----- Extracted entries

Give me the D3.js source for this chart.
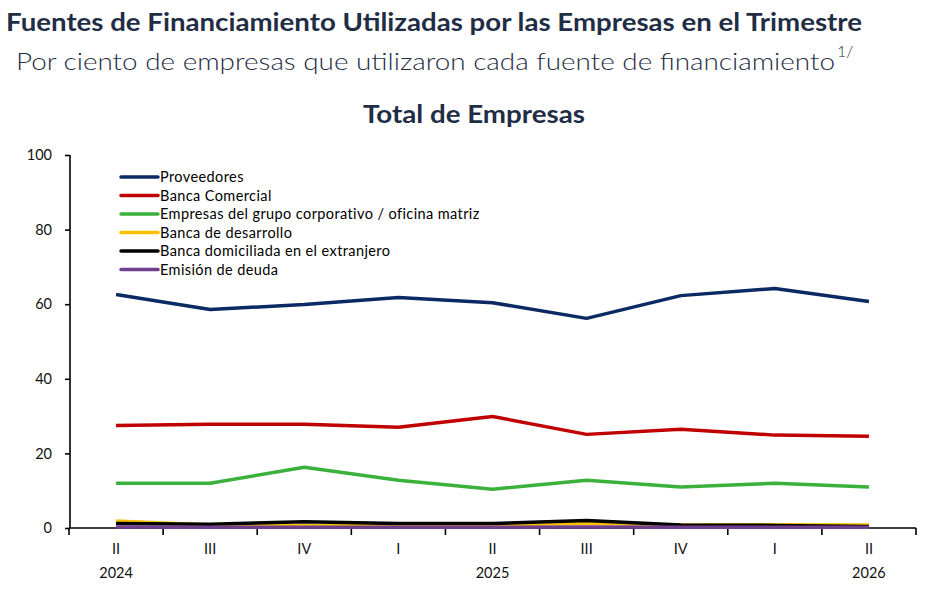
<!DOCTYPE html>
<html lang="es">
<head>
<meta charset="UTF-8">
<title>Fuentes de Financiamiento</title>
<script src="https://cdn.jsdelivr.net/npm/d3@7"></script>
<style>
  body { margin: 0; background: #fff; }
  svg text { font-family: Lato, "Open Sans", sans-serif; }
  .ttl { fill: #1f2d45; }
  .axis text { font-size: 14.5px; fill: #111; }
  .axis path, .axis line { stroke: #000; stroke-width: 1.6; }
  .leg text { font-size: 14.5px; fill: #000; letter-spacing: 0.4px; }
</style>
</head>
<body>
<svg id="chart" width="931" height="596"></svg>
<script>
// trimestres y años
const quarters = ["II", "III", "IV", "I", "II", "III", "IV", "I", "II"]
const years = ["2024", "", "", "", "2025", "", "", "", "2026"]
const yTicks = [0, 20, 40, 60, 80, 100]

// series (por ciento de empresas)
const seriesNames = ["Proveedores", "Banca Comercial", "Empresas del grupo corporativo / oficina matriz",
  "Banca de desarrollo", "Banca domiciliada en el extranjero", "Emisión de deuda"]
const proveedores = [62.6, 58.6, 59.9, 61.8, 60.4, 56.2, 62.3, 64.2, 60.7]
const bancaComercial = [27.5, 27.8, 27.8, 27.0, 29.9, 25.1, 26.5, 24.9, 24.6]
const empresasGrupo = [12.0, 12.0, 16.3, 12.8, 10.4, 12.8, 11.0, 12.0, 11.0]
const bancaDesarrollo = [1.9, 0.8, 0.6, 0.6, 0.8, 1.3, 0.8, 0.9, 0.8]
const bancaExtranjero = [1.2, 1.0, 1.7, 1.2, 1.2, 2.0, 0.8, 0.7, 0.4]
const emisionDeuda = [0.3, 0.2, 0.2, 0.2, 0.2, 0.3, 0.2, 0.2, 0.2]
const colors = ["#0b2a63", "#c00000", "#3bb13c", "#ffc000", "#000000", "#70408f"]

const allSeries = [proveedores, bancaComercial, empresasGrupo, bancaDesarrollo, bancaExtranjero, emisionDeuda]

const svg = d3.select("#chart")

// titulos
svg.append("text").attr("class", "ttl").attr("x", 6).attr("y", 31)
  .attr("font-size", 25).attr("font-weight", "bold")
  .attr("textLength", 856).attr("lengthAdjust", "spacingAndGlyphs")
  .text("Fuentes de Financiamiento Utilizadas por las Empresas en el Trimestre")

svg.append("text").attr("class", "ttl").attr("x", 16).attr("y", 70)
  .attr("font-size", 24).attr("font-weight", 300)
  .attr("textLength", 819).attr("lengthAdjust", "spacingAndGlyphs")
  .text("Por ciento de empresas que utilizaron cada fuente de financiamiento")
svg.append("text").attr("class", "ttl").attr("x", 837).attr("y", 57)
  .attr("font-size", 16).attr("font-weight", 300).text("1/")

svg.append("text").attr("class", "ttl").attr("x", 474).attr("y", 123)
  .attr("font-size", 24).attr("font-weight", "bold").attr("text-anchor", "middle")
  .attr("textLength", 222).attr("lengthAdjust", "spacingAndGlyphs")
  .text("Total de Empresas")

// escalas
const x0 = 69, x1 = 916, yTop = 155, yBot = 528
const xBand = d3.scaleBand().domain(d3.range(quarters.length)).range([x0, x1])
const x = d3.scalePoint().domain(d3.range(quarters.length)).range([x0, x1]).padding(0.5)
const y = d3.scaleLinear().domain([0, 100]).range([yBot, yTop])

// eje y
const yAxis = svg.append("g").attr("class", "axis").attr("transform", `translate(${x0 + 1},0)`)
  .call(d3.axisLeft(y).tickValues(yTicks).tickSize(5).tickPadding(13))
yAxis.select(".domain").attr("d", `M0,${yBot}V${yTop}`)

// eje x
const xAxis = svg.append("g").attr("class", "axis").attr("transform", `translate(0,${yBot})`)
xAxis.append("path").attr("class", "domain").attr("fill", "none").attr("d", `M${x0},0H${x1}`)
const bounds = d3.range(quarters.length + 1).map(i => i < quarters.length ? xBand(i) : x1)
xAxis.selectAll(".tk").data(bounds).enter().append("line")
  .attr("x1", d => d).attr("x2", d => d).attr("y1", 0).attr("y2", 7)
xAxis.selectAll(".q").data(quarters).enter().append("text")
  .attr("x", (d, i) => x(i)).attr("y", 26).attr("text-anchor", "middle").text(d => d)
xAxis.selectAll(".yr").data(years).enter().append("text")
  .attr("x", (d, i) => x(i)).attr("y", 50).attr("text-anchor", "middle").text(d => d)

// lineas
const line = d3.line().x((d, i) => x(i)).y(d => y(d))
svg.append("g").selectAll("path").data(allSeries).enter().append("path")
  .attr("d", line).attr("fill", "none")
  .attr("stroke", (d, i) => colors[i]).attr("stroke-width", 3.5)
  .attr("stroke-linejoin", "round")

// leyenda
const leg = svg.append("g").attr("class", "leg")
const legRows = leg.selectAll("g").data(seriesNames).enter().append("g")
  .attr("transform", (d, i) => `translate(121,${177 + i * 18.5})`)
legRows.append("line").attr("x1", 0).attr("x2", 37).attr("y1", 0).attr("y2", 0)
  .attr("stroke", (d, i) => colors[i]).attr("stroke-width", 3.5).attr("stroke-linecap", "round")
legRows.append("text").attr("x", 39).attr("y", 5).text(d => d)
</script>
</body>
</html>
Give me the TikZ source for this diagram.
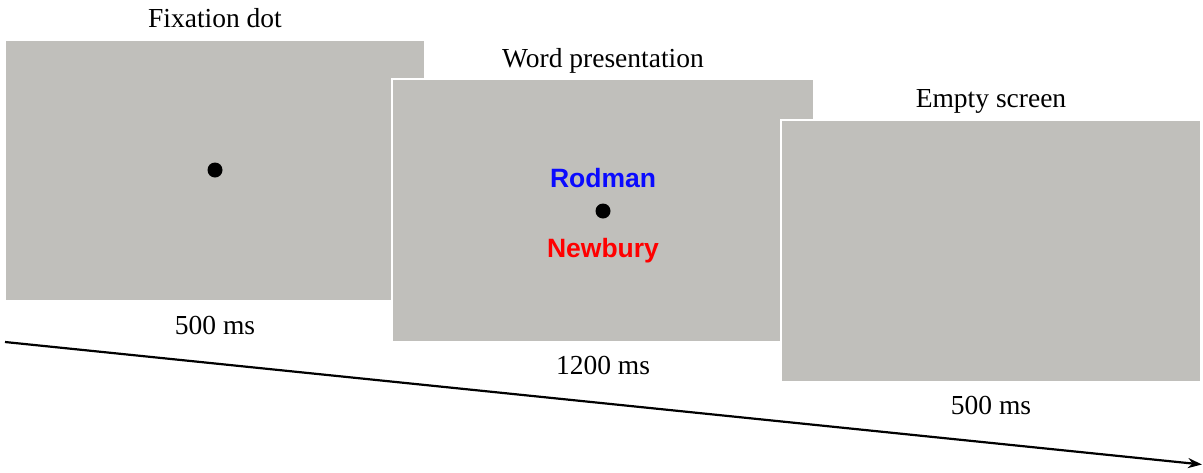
\documentclass[tikz,border=0pt]{standalone}
\usepackage{fontspec}
\setmainfont{Liberation Serif}
\newfontfamily\arialbf{Liberation Sans}[BoldFont={* Bold}]
\usetikzlibrary{arrows.meta}
\definecolor{screen}{RGB}{192,191,187}
\definecolor{wblue}{RGB}{10,10,255}
\definecolor{wred}{RGB}{255,0,0}
\tikzset{
  panel/.style={fill=screen, draw=white, line width=1.5pt},
  caption/.style={anchor=base, inner sep=0pt, font=\fontsize{27.5}{32}\selectfont},
  word/.style={anchor=base, inner sep=0pt, font=\fontsize{26.5}{30}\selectfont\arialbf\bfseries},
  fixdot/.style={circle, fill=black, inner sep=0pt, minimum size=15pt},
  timeline/.style={line width=2.2pt, -{Stealth[length=14pt,width=10pt]}}
}
\begin{document}
\begin{tikzpicture}[x=1pt,y=-1pt]
\useasboundingbox (0,0) rectangle (1203,472);
% panels
\path[panel] (5,40) rectangle (425,301);
\path[panel] (392,79) rectangle (814,342);
\path[panel] (781,120) rectangle (1201,382);
% titles
\node[caption] (t1) at (215,27) {Fixation dot};
\node[caption] (t2) at (603,67) {Word presentation};
\node[caption] (t3) at (991,107) {Empty screen};
% durations
\node[caption] (d1) at (215,334) {500 ms};
\node[caption] (d2) at (603,374) {1200 ms};
\node[caption] (d3) at (991,414) {500 ms};
% dots and words
\node[fixdot] (dot1) at (215,170) {};
\node[fixdot] (dot2) at (603,211) {};
\node[word, text=wblue] (w1) at (603,187) {Rodman};
\node[word, text=wred] (w2) at (603,257) {Newbury};
% timeline
\coordinate (a0) at (5,342);
\coordinate (a1) at (1202,464.5);
\draw[timeline] (a0) -- (a1);
\end{tikzpicture}
\end{document}
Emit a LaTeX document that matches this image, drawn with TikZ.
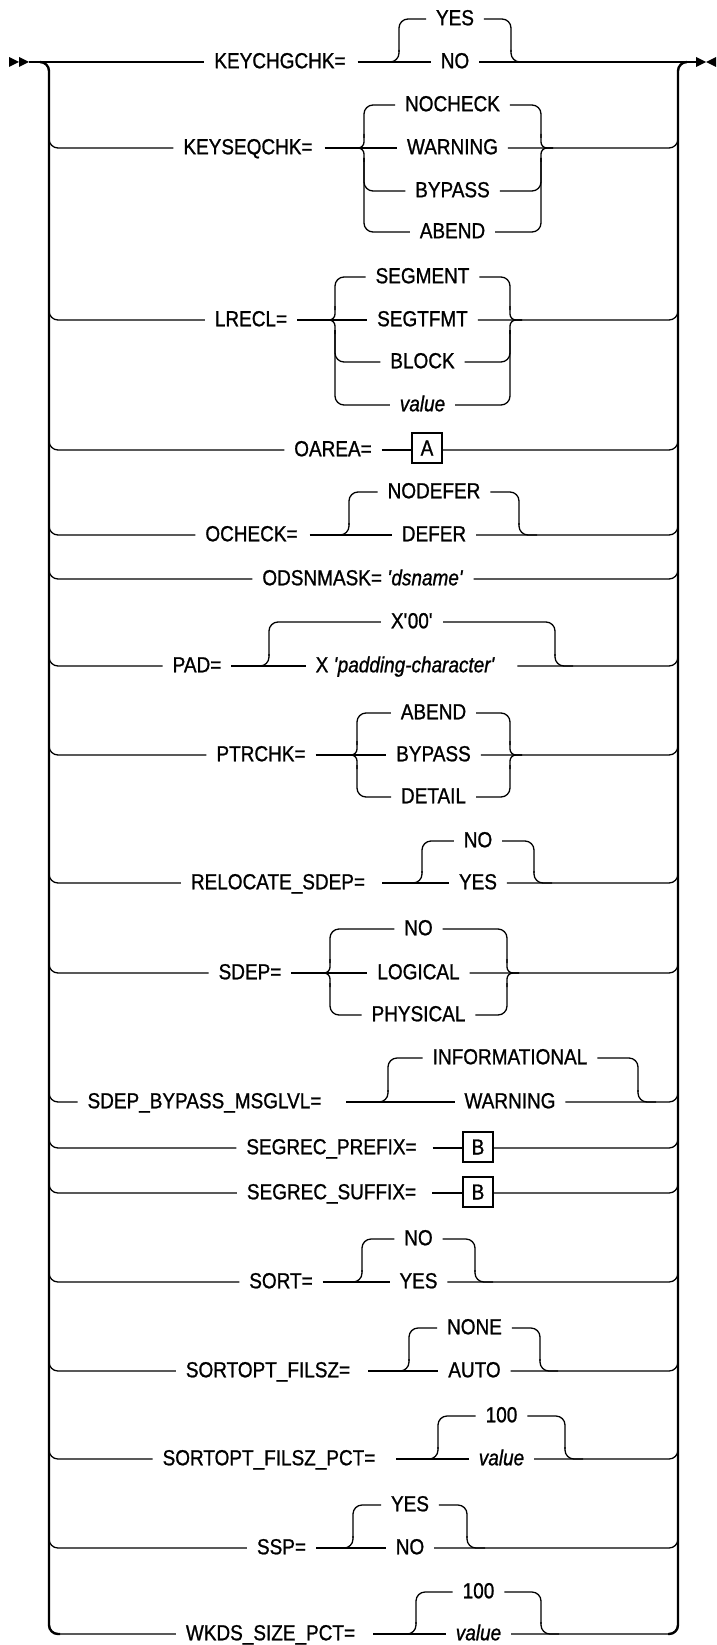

----------

Exercise directions> Copy every line of the data word for word, omitting the images.

Exercise answer>
Give me the D3.js source for this chart.
<!DOCTYPE html>
<html lang="es">
<head>
<meta charset="UTF-8">
<title>Fuentes de Financiamiento</title>
<script src="https://cdn.jsdelivr.net/npm/d3@7"></script>
<style>
  body { margin: 0; background: #fff; }
  svg text { font-family: Lato, "Open Sans", sans-serif; }
  .ttl { fill: #1f2d45; }
  .axis text { font-size: 14.5px; fill: #111; }
  .axis path, .axis line { stroke: #000; stroke-width: 1.6; }
  .leg text { font-size: 14.5px; fill: #000; letter-spacing: 0.4px; }
</style>
</head>
<body>
<svg id="chart" width="931" height="596"></svg>
<script>
// trimestres y años
const quarters = ["II", "III", "IV", "I", "II", "III", "IV", "I", "II"]
const years = ["2024", "", "", "", "2025", "", "", "", "2026"]
const yTicks = [0, 20, 40, 60, 80, 100]

// series (por ciento de empresas)
const seriesNames = ["Proveedores", "Banca Comercial", "Empresas del grupo corporativo / oficina matriz",
  "Banca de desarrollo", "Banca domiciliada en el extranjero", "Emisión de deuda"]
const proveedores = [62.6, 58.6, 59.9, 61.8, 60.4, 56.2, 62.3, 64.2, 60.7]
const bancaComercial = [27.5, 27.8, 27.8, 27.0, 29.9, 25.1, 26.5, 24.9, 24.6]
const empresasGrupo = [12.0, 12.0, 16.3, 12.8, 10.4, 12.8, 11.0, 12.0, 11.0]
const bancaDesarrollo = [1.9, 0.8, 0.6, 0.6, 0.8, 1.3, 0.8, 0.9, 0.8]
const bancaExtranjero = [1.2, 1.0, 1.7, 1.2, 1.2, 2.0, 0.8, 0.7, 0.4]
const emisionDeuda = [0.3, 0.2, 0.2, 0.2, 0.2, 0.3, 0.2, 0.2, 0.2]
const colors = ["#0b2a63", "#c00000", "#3bb13c", "#ffc000", "#000000", "#70408f"]

const allSeries = [proveedores, bancaComercial, empresasGrupo, bancaDesarrollo, bancaExtranjero, emisionDeuda]

const svg = d3.select("#chart")

// titulos
svg.append("text").attr("class", "ttl").attr("x", 6).attr("y", 31)
  .attr("font-size", 25).attr("font-weight", "bold")
  .attr("textLength", 856).attr("lengthAdjust", "spacingAndGlyphs")
  .text("Fuentes de Financiamiento Utilizadas por las Empresas en el Trimestre")

svg.append("text").attr("class", "ttl").attr("x", 16).attr("y", 70)
  .attr("font-size", 24).attr("font-weight", 300)
  .attr("textLength", 819).attr("lengthAdjust", "spacingAndGlyphs")
  .text("Por ciento de empresas que utilizaron cada fuente de financiamiento")
svg.append("text").attr("class", "ttl").attr("x", 837).attr("y", 57)
  .attr("font-size", 16).attr("font-weight", 300).text("1/")

svg.append("text").attr("class", "ttl").attr("x", 474).attr("y", 123)
  .attr("font-size", 24).attr("font-weight", "bold").attr("text-anchor", "middle")
  .attr("textLength", 222).attr("lengthAdjust", "spacingAndGlyphs")
  .text("Total de Empresas")

// escalas
const x0 = 69, x1 = 916, yTop = 155, yBot = 528
const xBand = d3.scaleBand().domain(d3.range(quarters.length)).range([x0, x1])
const x = d3.scalePoint().domain(d3.range(quarters.length)).range([x0, x1]).padding(0.5)
const y = d3.scaleLinear().domain([0, 100]).range([yBot, yTop])

// eje y
const yAxis = svg.append("g").attr("class", "axis").attr("transform", `translate(${x0 + 1},0)`)
  .call(d3.axisLeft(y).tickValues(yTicks).tickSize(5).tickPadding(13))
yAxis.select(".domain").attr("d", `M0,${yBot}V${yTop}`)

// eje x
const xAxis = svg.append("g").attr("class", "axis").attr("transform", `translate(0,${yBot})`)
xAxis.append("path").attr("class", "domain").attr("fill", "none").attr("d", `M${x0},0H${x1}`)
const bounds = d3.range(quarters.length + 1).map(i => i < quarters.length ? xBand(i) : x1)
xAxis.selectAll(".tk").data(bounds).enter().append("line")
  .attr("x1", d => d).attr("x2", d => d).attr("y1", 0).attr("y2", 7)
xAxis.selectAll(".q").data(quarters).enter().append("text")
  .attr("x", (d, i) => x(i)).attr("y", 26).attr("text-anchor", "middle").text(d => d)
xAxis.selectAll(".yr").data(years).enter().append("text")
  .attr("x", (d, i) => x(i)).attr("y", 50).attr("text-anchor", "middle").text(d => d)

// lineas
const line = d3.line().x((d, i) => x(i)).y(d => y(d))
svg.append("g").selectAll("path").data(allSeries).enter().append("path")
  .attr("d", line).attr("fill", "none")
  .attr("stroke", (d, i) => colors[i]).attr("stroke-width", 3.5)
  .attr("stroke-linejoin", "round")

// leyenda
const leg = svg.append("g").attr("class", "leg")
const legRows = leg.selectAll("g").data(seriesNames).enter().append("g")
  .attr("transform", (d, i) => `translate(121,${177 + i * 18.5})`)
legRows.append("line").attr("x1", 0).attr("x2", 37).attr("y1", 0).attr("y2", 0)
  .attr("stroke", (d, i) => colors[i]).attr("stroke-width", 3.5).attr("stroke-linecap", "round")
legRows.append("text").attr("x", 39).attr("y", 5).text(d => d)
</script>
</body>
</html>
Give me the TikZ source for this diagram.
\documentclass[tikz,border=0pt]{standalone}
\usepackage{fontspec}
\setmainfont{Liberation Serif}
\newfontfamily\arialbf{Liberation Sans}[BoldFont={* Bold}]
\usetikzlibrary{arrows.meta}
\definecolor{screen}{RGB}{192,191,187}
\definecolor{wblue}{RGB}{10,10,255}
\definecolor{wred}{RGB}{255,0,0}
\tikzset{
  panel/.style={fill=screen, draw=white, line width=1.5pt},
  caption/.style={anchor=base, inner sep=0pt, font=\fontsize{27.5}{32}\selectfont},
  word/.style={anchor=base, inner sep=0pt, font=\fontsize{26.5}{30}\selectfont\arialbf\bfseries},
  fixdot/.style={circle, fill=black, inner sep=0pt, minimum size=15pt},
  timeline/.style={line width=2.2pt, -{Stealth[length=14pt,width=10pt]}}
}
\begin{document}
\begin{tikzpicture}[x=1pt,y=-1pt]
\useasboundingbox (0,0) rectangle (1203,472);
% panels
\path[panel] (5,40) rectangle (425,301);
\path[panel] (392,79) rectangle (814,342);
\path[panel] (781,120) rectangle (1201,382);
% titles
\node[caption] (t1) at (215,27) {Fixation dot};
\node[caption] (t2) at (603,67) {Word presentation};
\node[caption] (t3) at (991,107) {Empty screen};
% durations
\node[caption] (d1) at (215,334) {500 ms};
\node[caption] (d2) at (603,374) {1200 ms};
\node[caption] (d3) at (991,414) {500 ms};
% dots and words
\node[fixdot] (dot1) at (215,170) {};
\node[fixdot] (dot2) at (603,211) {};
\node[word, text=wblue] (w1) at (603,187) {Rodman};
\node[word, text=wred] (w2) at (603,257) {Newbury};
% timeline
\coordinate (a0) at (5,342);
\coordinate (a1) at (1202,464.5);
\draw[timeline] (a0) -- (a1);
\end{tikzpicture}
\end{document}
Emit a LaTeX document that matches this image, drawn with TikZ.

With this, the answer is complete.